August 8, 1925 (Saturday)
Approximately 40,000 members of the Ku Klux Klan marched down Pennsylvania Avenue in Washington, D.C.. A planned ceremony afterwards was cancelled due to heavy rain.
Born: Alija Izetbegovic, politician, in Bosanski Samac, Kingdom of Serbs, Croates and Slovenes (d. 2003)

August 9, 1925 (Sunday)
The Kakori conspiracy train robbery took place in India.
The German Socialist Labour Party of Poland was founded.
Born: David A. Huffman, computing pioneer, in Ohio (d. 1999)

August 10, 1925 (Monday)
Belgium and the United States opened talks in Washington, D.C. to settle Belgium's war debt.
Born: Bohuslav Chňoupek, politician, in Petržalka, Czechoslovakia (d. 2004)

August 11, 1925 (Tuesday)
French Foreign Minister Aristide Briand met with his British counterpart Austen Chamberlain in London to discuss Germany's proposed security pact.
Born Arlene Dahl, Broadway and film actress, in Minneapolis, Minnesota (d. 2021); Mike Douglas, singer, performer and television host, in Chicago (d. 2006)

August 12, 1925 (Wednesday)
Germany indicated that the return of at least some of its former colonies would be set as a condition to enter the League of Nations.
Born: Norris McWhirter, writer, activist and co-founder of Guinness World Records, in Winchmore Hill, London (d. 2004); and twin brother Ross McWhirter, journalist and also co-founder of Guinness World Records (d. 1975)

August 13, 1925 (Thursday)
A presidential decree in Turkey permitted women to wear hats and clothes of their choice for the first time, instead of being required to wear veils and somber colours.
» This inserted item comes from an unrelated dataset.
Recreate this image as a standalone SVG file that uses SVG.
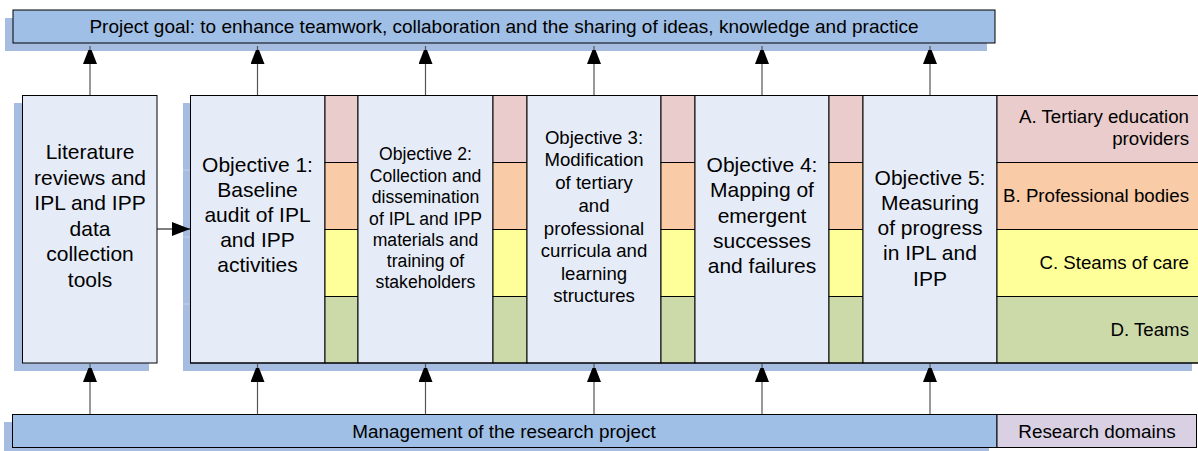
<svg xmlns="http://www.w3.org/2000/svg" width="1198" height="451" viewBox="0 0 1198 451">
<style>
text{font-family:"Liberation Sans",Arial,sans-serif;fill:#000}
.shadow{fill:#A6BCE0}
.bar{fill:#9FBFE6;stroke:#000;stroke-width:1}
.panel{fill:#E6ECF7;stroke:#000;stroke-width:1}
.pk{fill:#EBCCCC;stroke:#000;stroke-width:1}
.or{fill:#F9CBA6;stroke:#000;stroke-width:1}
.ye{fill:#FFFF99;stroke:#000;stroke-width:1}
.gr{fill:#CCDAA9;stroke:#000;stroke-width:1}
.stem{stroke:#555;stroke-width:1.2;fill:none}
.big{font-size:21px;text-anchor:middle}
.leg{font-size:18.7px;text-anchor:end}
</style>
<defs>
<marker id="ah" markerUnits="userSpaceOnUse" markerWidth="14" markerHeight="18" viewBox="0 0 14 18" refX="18" refY="7" orient="auto">
<path d="M0,0 L18,7 L0,14 Z" fill="#000"/>
</marker>
<marker id="ah2" markerUnits="userSpaceOnUse" markerWidth="18" markerHeight="14" viewBox="0 0 18 14" refX="18" refY="7" orient="auto">
<path d="M0,0 L18,7 L0,14 Z" fill="#000"/>
</marker>
</defs>

<g id="goal">
<rect class="shadow" x="5" y="18" width="982" height="33"/>
<rect class="bar" x="13" y="10" width="982" height="33"/>
<text x="504" y="33" font-size="19" text-anchor="middle">Project goal: to enhance teamwork, collaboration and the sharing of ideas, knowledge and practice</text>
</g>

<g id="literature">
<rect class="shadow" x="14" y="103" width="135" height="268"/>
<rect class="panel" x="22.5" y="95.5" width="134.5" height="267.5"/>
<text class="big"><tspan x="90" y="159">Literature</tspan><tspan x="90" y="184.5">reviews and</tspan><tspan x="90" y="210">IPL and IPP</tspan><tspan x="90" y="235.5">data</tspan><tspan x="90" y="261">collection</tspan><tspan x="90" y="286.5">tools</tspan></text>
</g>

<g id="main-shadow">
<rect class="shadow" x="183" y="103" width="1009" height="268"/>
<g stroke="#C3D2EC" stroke-width="1"><line x1="183" y1="170" x2="190" y2="170"/><line x1="183" y1="237" x2="190" y2="237"/><line x1="183" y1="304" x2="190" y2="304"/></g>
</g>

<g id="objective1">
<rect class="panel" x="190.5" y="95.5" width="134.5" height="267.5"/>
<text class="big"><tspan x="257.5" y="172">Objective 1:</tspan><tspan x="257.5" y="197">Baseline</tspan><tspan x="257.5" y="222">audit of IPL</tspan><tspan x="257.5" y="247">and IPP</tspan><tspan x="257.5" y="272">activities</tspan></text>
</g>
<g id="strip1">
<rect class="pk" x="325" y="95.5" width="33" height="67"/><rect class="or" x="325" y="162.5" width="33" height="67"/><rect class="ye" x="325" y="229.5" width="33" height="67"/><rect class="gr" x="325" y="296.5" width="33" height="66.5"/>
</g>

<g id="objective2">
<rect class="panel" x="358" y="95.5" width="135" height="267.5"/>
<text font-size="17.6" text-anchor="middle"><tspan x="425.5" y="160">Objective 2:</tspan><tspan x="425.5" y="181.5">Collection and</tspan><tspan x="425.5" y="203">dissemination</tspan><tspan x="425.5" y="224.5">of IPL and IPP</tspan><tspan x="425.5" y="246">materials and</tspan><tspan x="425.5" y="267">training of</tspan><tspan x="425.5" y="288">stakeholders</tspan></text>
</g>
<g id="strip2">
<rect class="pk" x="493" y="95.5" width="34" height="67"/><rect class="or" x="493" y="162.5" width="34" height="67"/><rect class="ye" x="493" y="229.5" width="34" height="67"/><rect class="gr" x="493" y="296.5" width="34" height="66.5"/>
</g>

<g id="objective3">
<rect class="panel" x="527" y="95.5" width="134" height="267.5"/>
<text font-size="18.6" text-anchor="middle"><tspan x="594" y="143.5">Objective 3:</tspan><tspan x="594" y="166">Modification</tspan><tspan x="594" y="189">of tertiary</tspan><tspan x="594" y="211.5">and</tspan><tspan x="594" y="234.5">professional</tspan><tspan x="594" y="257">curricula and</tspan><tspan x="594" y="280">learning</tspan><tspan x="594" y="302">structures</tspan></text>
</g>
<g id="strip3">
<rect class="pk" x="661" y="95.5" width="34" height="67"/><rect class="or" x="661" y="162.5" width="34" height="67"/><rect class="ye" x="661" y="229.5" width="34" height="67"/><rect class="gr" x="661" y="296.5" width="34" height="66.5"/>
</g>

<g id="objective4">
<rect class="panel" x="695" y="95.5" width="134" height="267.5"/>
<text class="big"><tspan x="762" y="172">Objective 4:</tspan><tspan x="762" y="197">Mapping of</tspan><tspan x="762" y="222.5">emergent</tspan><tspan x="762" y="248">successes</tspan><tspan x="762" y="273">and failures</tspan></text>
</g>
<g id="strip4">
<rect class="pk" x="829" y="95.5" width="34" height="67"/><rect class="or" x="829" y="162.5" width="34" height="67"/><rect class="ye" x="829" y="229.5" width="34" height="67"/><rect class="gr" x="829" y="296.5" width="34" height="66.5"/>
</g>

<g id="objective5">
<rect class="panel" x="863" y="95.5" width="134" height="267.5"/>
<text class="big"><tspan x="930" y="184.5">Objective 5:</tspan><tspan x="930" y="210">Measuring</tspan><tspan x="930" y="235">of progress</tspan><tspan x="930" y="260">in IPL and</tspan><tspan x="930" y="285.5">IPP</tspan></text>
</g>

<g id="legend">
<rect class="pk" x="997" y="95.5" width="202" height="67"/>
<rect class="or" x="997" y="162.5" width="202" height="67"/>
<rect class="ye" x="997" y="229.5" width="202" height="67"/>
<rect class="gr" x="997" y="296.5" width="202" height="66.5"/>
<text class="leg"><tspan x="1189" y="123">A. Tertiary education</tspan><tspan x="1189" y="145">providers</tspan></text>
<text class="leg" x="1189" y="201.5">B. Professional bodies</text>
<text class="leg" x="1189" y="269">C. Steams of care</text>
<text class="leg" x="1189" y="335.5">D. Teams</text>
</g>
<rect x="190.5" y="95.5" width="1010" height="267.5" fill="none" stroke="#000" stroke-width="1"/>

<g id="management">
<rect class="shadow" x="4" y="422" width="985" height="33"/>
<rect class="bar" x="12.5" y="414.5" width="984.5" height="33"/>
<text x="504" y="437.5" font-size="18.9" text-anchor="middle">Management of the research project</text>
</g>

<g id="research-domains">
<rect x="997" y="414.5" width="199.5" height="33" fill="#D9D0E3" stroke="#000" stroke-width="1"/>
<text x="1097" y="437.5" font-size="18.9" text-anchor="middle">Research domains</text>
</g>

<g id="connectors">
<line class="stem" x1="90" y1="95" x2="90" y2="46" marker-end="url(#ah)"/>
<line class="stem" x1="257.5" y1="95" x2="257.5" y2="46" marker-end="url(#ah)"/>
<line class="stem" x1="425.5" y1="95" x2="425.5" y2="46" marker-end="url(#ah)"/>
<line class="stem" x1="594" y1="95" x2="594" y2="46" marker-end="url(#ah)"/>
<line class="stem" x1="762" y1="95" x2="762" y2="46" marker-end="url(#ah)"/>
<line class="stem" x1="930" y1="95" x2="930" y2="46" marker-end="url(#ah)"/>
<line class="stem" x1="90" y1="414" x2="90" y2="364" marker-end="url(#ah)"/>
<line class="stem" x1="257.5" y1="414" x2="257.5" y2="364" marker-end="url(#ah)"/>
<line class="stem" x1="425.5" y1="414" x2="425.5" y2="364" marker-end="url(#ah)"/>
<line class="stem" x1="594" y1="414" x2="594" y2="364" marker-end="url(#ah)"/>
<line class="stem" x1="762" y1="414" x2="762" y2="364" marker-end="url(#ah)"/>
<line class="stem" x1="930" y1="414" x2="930" y2="364" marker-end="url(#ah)"/>
<line x1="157" y1="229" x2="190" y2="229" stroke="#000" stroke-width="1.2" marker-end="url(#ah2)"/>
</g>
</svg>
Turkish President Mustafa Kemal Atatürk used the same decree to divorce his wife, some six months after a scandalous affair arose from the suicide of one of Atatürk's mistresses.

August 14, 1925 (Friday)
The original Hetch Henny Moccasin Powerhouse went on line in Moccasin, Tuolumne County, California.
Tidal waves in Korea, 400 dead and 1000 missing extensive damage was done to houses and property.
Born: Rashid Karim, novelist, in Kolkata, West Bengal (d. 2011)
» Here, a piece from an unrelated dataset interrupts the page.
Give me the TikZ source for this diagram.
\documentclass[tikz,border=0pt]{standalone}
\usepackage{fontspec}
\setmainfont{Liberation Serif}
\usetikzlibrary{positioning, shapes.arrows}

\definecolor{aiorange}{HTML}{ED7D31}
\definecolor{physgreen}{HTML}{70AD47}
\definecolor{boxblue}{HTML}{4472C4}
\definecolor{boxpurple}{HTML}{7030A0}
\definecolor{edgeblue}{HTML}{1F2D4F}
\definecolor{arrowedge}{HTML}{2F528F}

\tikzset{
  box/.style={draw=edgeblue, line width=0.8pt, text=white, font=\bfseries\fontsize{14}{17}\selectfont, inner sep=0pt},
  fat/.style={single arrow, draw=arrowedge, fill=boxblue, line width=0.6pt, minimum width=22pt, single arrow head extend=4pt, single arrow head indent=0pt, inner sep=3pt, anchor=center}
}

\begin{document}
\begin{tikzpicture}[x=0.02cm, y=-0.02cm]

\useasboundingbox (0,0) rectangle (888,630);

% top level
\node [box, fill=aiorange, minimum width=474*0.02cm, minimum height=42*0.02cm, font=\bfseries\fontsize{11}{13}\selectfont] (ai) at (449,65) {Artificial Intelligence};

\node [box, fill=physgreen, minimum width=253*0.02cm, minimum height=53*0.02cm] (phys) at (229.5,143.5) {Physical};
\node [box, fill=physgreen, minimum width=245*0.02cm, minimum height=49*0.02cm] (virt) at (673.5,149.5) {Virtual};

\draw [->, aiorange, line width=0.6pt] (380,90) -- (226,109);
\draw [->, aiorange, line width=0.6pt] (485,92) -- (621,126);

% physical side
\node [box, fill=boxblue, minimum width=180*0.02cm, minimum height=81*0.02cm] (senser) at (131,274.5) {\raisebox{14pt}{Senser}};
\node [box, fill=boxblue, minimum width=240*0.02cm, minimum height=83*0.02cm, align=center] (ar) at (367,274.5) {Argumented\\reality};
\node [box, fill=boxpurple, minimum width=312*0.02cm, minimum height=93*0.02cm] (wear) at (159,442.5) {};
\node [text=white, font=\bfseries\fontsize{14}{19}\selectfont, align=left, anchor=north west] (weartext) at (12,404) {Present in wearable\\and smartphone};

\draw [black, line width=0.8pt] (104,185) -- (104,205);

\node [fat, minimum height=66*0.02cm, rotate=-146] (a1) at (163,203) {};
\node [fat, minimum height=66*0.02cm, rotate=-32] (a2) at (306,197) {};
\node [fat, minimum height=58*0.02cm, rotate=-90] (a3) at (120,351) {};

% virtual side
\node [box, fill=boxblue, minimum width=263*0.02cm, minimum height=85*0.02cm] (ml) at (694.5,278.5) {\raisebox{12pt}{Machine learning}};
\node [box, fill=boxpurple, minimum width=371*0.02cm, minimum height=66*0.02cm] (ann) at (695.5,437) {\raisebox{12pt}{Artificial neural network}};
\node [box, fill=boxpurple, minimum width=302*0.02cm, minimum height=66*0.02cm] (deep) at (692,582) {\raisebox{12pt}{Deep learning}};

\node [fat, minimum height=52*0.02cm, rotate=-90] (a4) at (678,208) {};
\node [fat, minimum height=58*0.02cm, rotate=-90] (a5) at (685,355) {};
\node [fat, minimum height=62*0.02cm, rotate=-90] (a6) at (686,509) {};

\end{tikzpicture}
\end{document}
August 15, 1925 (Saturday)
Norway formally annexed the Spitzbergen Islands.
Born: Ruth Lessing, baseball player, in San Antonio, Texas (d. 2000); Oscar Peterson, jazz pianist and composer, in Montreal, Quebec (d. 2007); Bill Pinkney, singer, in Dalzell, South Carolina (d. 2007)
Died: Konrad Mägi, 46, Estonian landscape painter

August 16, 1925 (Sunday)
The film The Unholy Three, starring Lon Chaney, was released.
Born: Willie Jones, baseball player, in Dillon, South Carolina (d. 1983); Kirke Mechem, composer, in Wichita, Kansas

August 17, 1925 (Monday)
The Fourteenth World Zionist Congress opened in Vienna. 30 were hurt and 50 arrests were made as protests outside the congress by fascists turned violent.
A typhoon did extensive damage in Japan.
Died: Ioan Slavici, 77, Romanian writer

August 18, 1925 (Tuesday)
The United States and Belgium signed an agreement on Belgian war debt.
Born: Brian Aldiss, science fiction writer, in East Dereham, England (d. 2017)

August 19, 1925 (Wednesday)
The government of Guangdong banned British and Japanese ships from entering or leaving the region's ports.
A boiler exploded on the steamship Mackinac in Narragansett Bay off the coast of Rhode Island, killing 42.

August 20, 1925 (Thursday)
Middleweight boxing champion Harry Greb was seriously injured when his automobile skidded off a slippery road and overturned outside of Pittsburgh.

August 21, 1925 (Friday)
The British seamen's strike spread to Australia.
The Dutch football club FC Emmen was founded.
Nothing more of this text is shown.